On the set of his film, Wai is confronted by an actress who hasn’t learned her lines properly, so she’s reading them off her hand. Then there’s a location where a guard hasn’t turned up with the key to admit him and his crew. So he climbs over the wall with the camera only to get shut down by another guard. And his overly careless brother-in-law Zaw Wyint (Ko Thu) talks him into letting him appear in the film only to damage the camera when Zaw gets overenthusiastic about shooting a stunt.
This gets him into trouble with his money-grubbing producer. Who is far more interested in sleeping with the leading actress.

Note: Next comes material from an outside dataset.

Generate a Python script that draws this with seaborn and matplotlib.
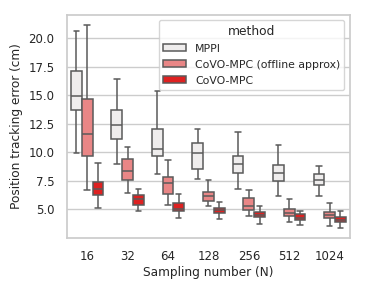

Bhone’s wife Seazir (Khin Khin Hsu), meanwhile, is struggling to pay the rent on his pitiful earnings and loses her job at the local bank when there’s a run on its money. Seeing an opportunity to dig themselves out of a financial hole, Wai and Zaw rob the bank, but Zaw hits a bank employee a little too hard on the head and there’s a lot of blood. Later, an accident leaves him with memory loss and he can’t remember where he his the bag of money.
All the elements are here for a really strong comedy caper, while the narrative and characters are believable enough. The story suggests a culture where everyone is struggling to get ahead while those at the top of the pile are raking in the money at the expense of everyone else, though it’s hard to tell whether that’s anything more than an homage to crime movies.
However, neither script nor shooting are as inventive as they might be and the film never rises above the average. One incidental moment in it is truly captivating though – when Seazir on her balcony buys a bag of Hot Boiled Pea from a street seller and winches it up on a little hook.
Money Has Four Legs is out in cinemas in the UK as part of the BFI London Film Festival 2021 from Wednesday, October 6th.